Ingram has spent the last several years prodding friends and neighbors and even strangers to check their closets for coats. During the early months of the COVID-19 pandemic, he and four other locals founded C-U Mask Makers, which provided 15,000 free masks.
Taking inspiration from a Rossville, Illinois, resale shop that has given away hundreds of prom dresses over the years, former Champaign County Recorder of Deeds Mike Ingram has planned a prom dress giveaway in Champaign on April 16.
Twisted Sisters, the Vermilion County shop known far and wide as the “free prom dress” store, helps hundreds of high school students every year get outfitted for that high school rite of passage: prom.
“I’ve watched my aunts do amazing work over the years and have so frequently mentioned to people that if they’re struggling to cover prom costs that they should take a trip over to Rossville,” says Ingram. “But, of course, not everyone can easily make that trip. This year someone said ‘you should do something like that here because kids really need it.’ And something clicked.”
Saturday’s event is from 11am-7pm at 1422 S. Neil in Champaign, across from the Hilton Garden Inn.
Attendees from any local prom, including the UP Center’s ‘Queer Prom’, are welcome.
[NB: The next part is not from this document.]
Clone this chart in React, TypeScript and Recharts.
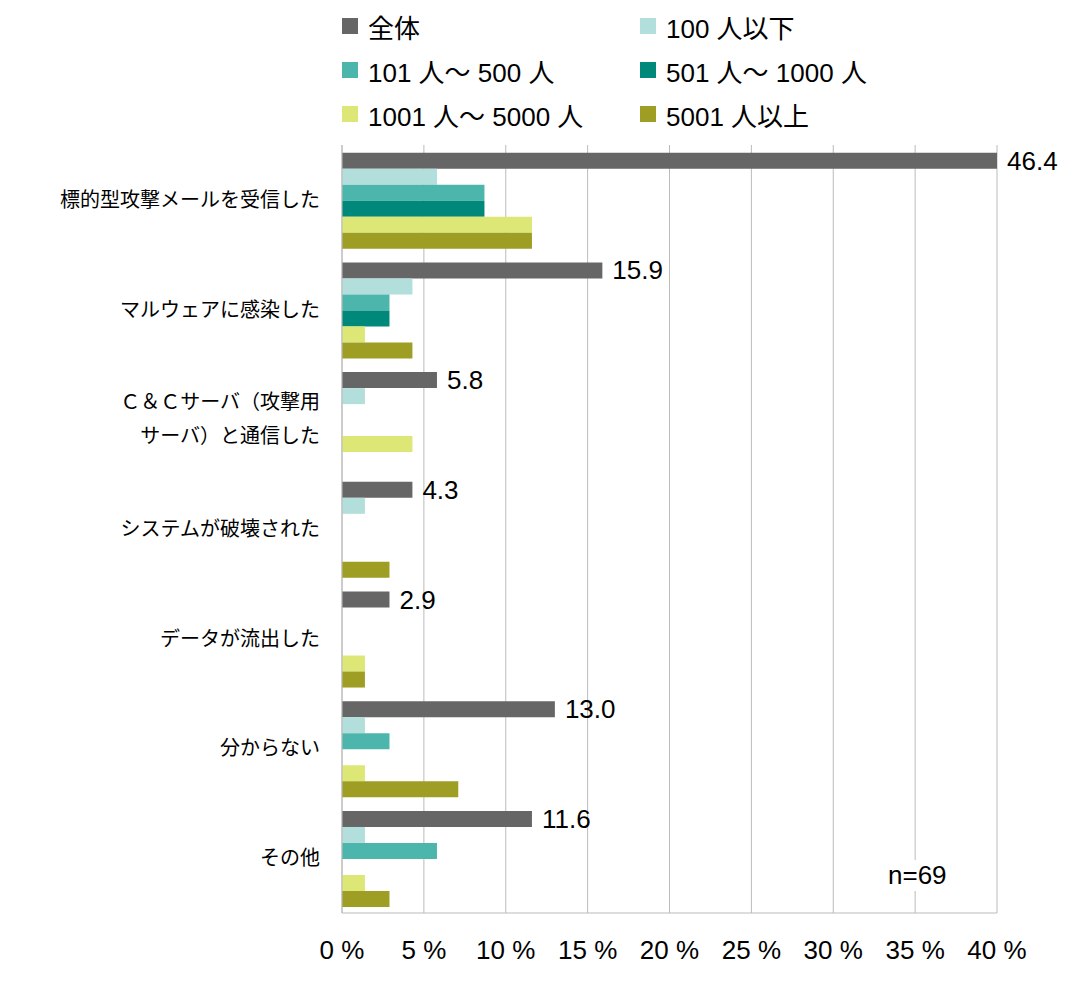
import React from 'react';
import { BarChart, Bar, XAxis, YAxis, CartesianGrid, LabelList } from 'recharts';

const categories = ['標的型攻撃メールを受信した', 'マルウェアに感染した', 'Ｃ＆Ｃサーバ（攻撃用\nサーバ）と通信した', 'システムが破壊された', 'データが流出した', '分からない', 'その他'];
const seriesNames = ['全体', '100 人以下', '101 人〜 500 人', '501 人〜 1000 人', '1001 人〜 5000 人', '5001 人以上'];
const colors = ['#666666', '#b2dfdb', '#4db6ac', '#00897b', '#dce775', '#9e9d24'];
const all = [46.4, 15.9, 5.8, 4.3, 2.9, 13.0, 11.6];
const s100 = [5.8, 4.3, 1.4, 1.4, 0, 1.4, 1.4];
const s500 = [8.7, 2.9, 0, 0, 0, 2.9, 5.8];
const s1000 = [8.7, 2.9, 0, 0, 0, 0, 0];
const s5000 = [11.6, 1.4, 4.3, 0, 1.4, 1.4, 1.4];
const s5001 = [11.6, 4.3, 0, 2.9, 1.4, 7.1, 2.9];
const xTicks = [0, 5, 10, 15, 20, 25, 30, 35, 40];

const seriesValues = [all, s100, s500, s1000, s5000, s5001];
const data = categories.map((name, i) => {
  const row: any = { name };
  seriesValues.forEach((vals, k) => { row['s' + k] = Math.min(vals[i], 40); });
  return row;
});

const font = '"Liberation Sans", "Noto Sans CJK JP", sans-serif';

const YTick = (props: any) => {
  const { x, y, payload } = props;
  const lines = String(payload.value).split('\n');
  const start = y - ((lines.length - 1) * 34) / 2;
  return (
    <text x={x - 14} y={start} textAnchor="end" dominantBaseline="central" fontSize={20} fill="#000" fontFamily={font}>
      {lines.map((l, i) => (
        <tspan key={i} x={x - 14} dy={i === 0 ? 0 : 34}>{l}</tspan>
      ))}
    </text>
  );
};

const AllLabel = (props: any) => {
  const { x, y, width, height, index } = props;
  return (
    <text x={x + width + 10} y={y + height / 2} dominantBaseline="central" fontSize={26} fill="#000" fontFamily={font}>
      {all[index].toFixed(1)}
    </text>
  );
};

export default function App() {
  return (
    <div style={{ position: 'relative', width: 1065, height: 973, fontFamily: font }}>
      <div style={{ position: 'absolute', left: 334, top: 0, display: 'grid', gridTemplateColumns: '298px 300px', rowGap: 8, fontSize: 26 }}>
        {seriesNames.map((n, i) => (
          <div key={n} style={{ display: 'flex', alignItems: 'center', height: 36 }}>
            <span style={{ width: 16, height: 16, background: colors[i], marginRight: 10, display: 'inline-block' }} />
            <span>{n}</span>
          </div>
        ))}
      </div>
      <BarChart
        width={1065}
        height={973}
        data={data}
        layout="vertical"
        barCategoryGap="7%"
        barGap={0}
        margin={{ top: 137, right: 76, left: 0, bottom: 8 }}
      >
        <CartesianGrid horizontal={false} stroke="#bbbbbb" />
        <XAxis
          type="number"
          domain={[0, 40]}
          ticks={xTicks}
          tickFormatter={(v) => `${v} %`}
          tick={{ fontSize: 26, fill: '#000', fontFamily: font }}
          tickLine={false}
          axisLine={{ stroke: '#bbbbbb' }}
          height={60}
          tickMargin={22}
        />
        <YAxis
          type="category"
          dataKey="name"
          width={334}
          tick={<YTick />}
          tickLine={false}
          axisLine={{ stroke: '#bbbbbb' }}
        />
        {seriesNames.map((n, k) => (
          <Bar key={n} dataKey={'s' + k} name={n} fill={colors[k]} isAnimationActive={false}>
            {k === 0 && <LabelList content={<AllLabel />} />}
          </Bar>
        ))}
      </BarChart>
      <div style={{ position: 'absolute', left: 876, top: 852, fontSize: 26, background: '#fff', padding: '0 4px' }}>n=69</div>
    </div>
  );
}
Donations can still be dropped off at Farren’s restaurant in downtown Champaign from 11am-9pm on Friday, and at the event space from 4-7pm on Friday. Saturday drop off during the event is allowed.
Items should be in good repair and clean.
Having locals do some spring cleaning of formal dresses, shoes, purses and more seemed like a natural next step.
“Prom can be stressful, not just on kids but on parents and families, too. There are so many expenses that can add up, and it’s hard when you’re not in a financial spot to do all of the things that your friends are doing,” Ingram said. “It’s great that some of the artifice of prom has disappeared in recent years, with kids feeling more comfortable going on their own terms or simply not treating it as the pinnacle of high school life.
“But for some it is still a rite of passage, or they just want to go in a look that they love. I found myself in a position to be able to help with that, so here we are.”
A social media campaign soliciting donations brought in several items, with downtown restaurant Farren’s offering itself as a drop-off location. Local group R Rentals offered up a location, and Christine Windelborn of Starshine Finds came onboard to help coordinate.
“It was a short ramp up, but we already have ideas for how we can make it even bigger next year,” said Windelborn, whose boutique donated dozens of items.